Now for your solution:

*

*The question concerns two congruent regular $n$-gons in the plane, and the symmetries obtained by picking them up and putting them back to cover the same region. Together the two $n$-gons have $2n$ vertices, but of course not every permutation of the vertices corresponds to an allowed symmetry. This should also be clear because you have already computed the total number of symmetries; it isn't $(2n)!$.  Now you start off by taking for $X$ the Cartesian product of the sets of vertices of the $n$-gons, and for $G$ the group of all symmetries of this set. This Cartesian product has $n\times n=n^2$ elements, and $(n^2)!=\text{huge}$ permutations. That can't possibly be right. Stick to the original geometric setup!

Reading further, I cannot make sense of any of your arguments, so I'll just give you a rough framework for how to approach the question:

*

*Take for $X$ a finite set that captures everything that goes on in the geometric picture. The $n$-gons are fully determined by their vertices, for example. The group acting on this set is simply the group given in the question; the group of symmetries of the two $n$-gons. There is no need to describe this group in any alternative way.

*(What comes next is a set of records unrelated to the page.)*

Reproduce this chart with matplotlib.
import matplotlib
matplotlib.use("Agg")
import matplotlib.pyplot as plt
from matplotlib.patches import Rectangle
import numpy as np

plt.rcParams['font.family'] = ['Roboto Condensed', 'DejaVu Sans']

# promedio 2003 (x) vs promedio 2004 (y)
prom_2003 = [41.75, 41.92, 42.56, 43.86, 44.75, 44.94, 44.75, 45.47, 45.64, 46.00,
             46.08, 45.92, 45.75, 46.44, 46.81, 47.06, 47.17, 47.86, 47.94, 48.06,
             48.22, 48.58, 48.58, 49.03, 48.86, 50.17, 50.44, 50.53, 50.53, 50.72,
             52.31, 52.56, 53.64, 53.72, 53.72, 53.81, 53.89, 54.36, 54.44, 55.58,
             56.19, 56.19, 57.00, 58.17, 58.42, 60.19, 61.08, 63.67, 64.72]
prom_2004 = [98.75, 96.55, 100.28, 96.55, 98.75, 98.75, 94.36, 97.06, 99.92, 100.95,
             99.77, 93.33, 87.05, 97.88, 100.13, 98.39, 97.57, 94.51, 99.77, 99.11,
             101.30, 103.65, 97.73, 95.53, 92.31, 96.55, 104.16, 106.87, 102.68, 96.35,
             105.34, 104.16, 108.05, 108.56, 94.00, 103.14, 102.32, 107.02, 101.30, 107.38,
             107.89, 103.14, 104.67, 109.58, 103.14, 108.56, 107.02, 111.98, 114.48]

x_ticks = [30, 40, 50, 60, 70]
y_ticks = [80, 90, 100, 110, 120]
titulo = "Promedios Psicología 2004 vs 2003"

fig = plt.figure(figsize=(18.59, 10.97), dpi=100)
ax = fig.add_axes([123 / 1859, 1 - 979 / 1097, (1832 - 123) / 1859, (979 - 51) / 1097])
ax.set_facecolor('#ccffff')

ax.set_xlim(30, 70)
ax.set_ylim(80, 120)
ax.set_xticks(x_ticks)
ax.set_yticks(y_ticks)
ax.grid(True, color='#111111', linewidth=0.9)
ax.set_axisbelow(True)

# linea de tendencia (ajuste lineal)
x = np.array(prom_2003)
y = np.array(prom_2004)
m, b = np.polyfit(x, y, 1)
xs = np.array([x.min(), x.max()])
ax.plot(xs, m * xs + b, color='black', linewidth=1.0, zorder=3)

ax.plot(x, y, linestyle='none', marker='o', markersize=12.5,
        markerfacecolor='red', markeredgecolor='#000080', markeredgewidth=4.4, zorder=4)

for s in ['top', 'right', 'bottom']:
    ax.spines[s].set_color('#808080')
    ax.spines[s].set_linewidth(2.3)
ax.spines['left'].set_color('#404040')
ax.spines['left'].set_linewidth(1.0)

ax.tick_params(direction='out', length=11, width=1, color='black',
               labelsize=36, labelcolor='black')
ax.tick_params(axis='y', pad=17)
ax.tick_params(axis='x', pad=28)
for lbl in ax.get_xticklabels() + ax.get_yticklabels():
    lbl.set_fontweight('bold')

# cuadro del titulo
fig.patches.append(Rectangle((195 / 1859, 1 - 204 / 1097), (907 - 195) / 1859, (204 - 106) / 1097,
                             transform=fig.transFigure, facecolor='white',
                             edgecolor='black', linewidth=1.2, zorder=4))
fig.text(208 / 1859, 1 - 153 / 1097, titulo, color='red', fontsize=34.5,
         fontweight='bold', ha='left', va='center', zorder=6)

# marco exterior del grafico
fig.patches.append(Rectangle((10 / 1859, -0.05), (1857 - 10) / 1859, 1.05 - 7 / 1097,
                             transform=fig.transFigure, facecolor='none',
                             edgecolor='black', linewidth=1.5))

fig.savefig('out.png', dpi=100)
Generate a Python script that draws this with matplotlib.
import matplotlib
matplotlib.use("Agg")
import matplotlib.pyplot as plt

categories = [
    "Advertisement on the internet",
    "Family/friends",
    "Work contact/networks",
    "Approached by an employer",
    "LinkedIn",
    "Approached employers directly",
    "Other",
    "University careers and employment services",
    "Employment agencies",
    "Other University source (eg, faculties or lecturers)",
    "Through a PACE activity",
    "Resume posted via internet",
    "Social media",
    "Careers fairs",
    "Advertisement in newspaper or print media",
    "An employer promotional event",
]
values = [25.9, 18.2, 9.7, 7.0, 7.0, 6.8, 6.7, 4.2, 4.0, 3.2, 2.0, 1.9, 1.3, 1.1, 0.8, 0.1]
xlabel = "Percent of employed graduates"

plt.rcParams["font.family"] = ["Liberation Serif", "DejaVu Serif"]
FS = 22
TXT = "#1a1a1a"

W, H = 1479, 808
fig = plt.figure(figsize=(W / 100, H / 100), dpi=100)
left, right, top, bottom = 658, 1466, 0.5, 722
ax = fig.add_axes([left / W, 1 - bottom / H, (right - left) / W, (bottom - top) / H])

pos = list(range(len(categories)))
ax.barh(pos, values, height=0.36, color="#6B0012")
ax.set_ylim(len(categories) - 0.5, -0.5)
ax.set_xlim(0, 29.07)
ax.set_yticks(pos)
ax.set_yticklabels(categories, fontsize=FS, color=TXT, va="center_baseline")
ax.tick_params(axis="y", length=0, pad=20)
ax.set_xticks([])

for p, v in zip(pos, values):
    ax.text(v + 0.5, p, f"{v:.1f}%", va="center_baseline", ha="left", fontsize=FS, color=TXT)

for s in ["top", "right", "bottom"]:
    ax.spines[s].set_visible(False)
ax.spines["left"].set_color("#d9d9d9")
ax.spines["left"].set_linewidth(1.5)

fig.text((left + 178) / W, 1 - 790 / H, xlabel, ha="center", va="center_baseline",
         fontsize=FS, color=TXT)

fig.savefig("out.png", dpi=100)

*Now to apply the orbit-stabilizer theorem, consider the orbit and stabilizer of a vertex. First the easy part: What is the size of its orbit? That is, how many vertices can this vertex be mapped to?

*Then what is the stabilizer of a vertex: How many symmetries of the two $n$-gons are there that keep one given vertex in place? How many symmetries for the $n$-gon containing that vertex? How many for the other one?

Now you have the sizes of the orbit and the stabilizer of a vertex, so you can use the orbit-stabilizer theorem to determine the size of the group of symmetries.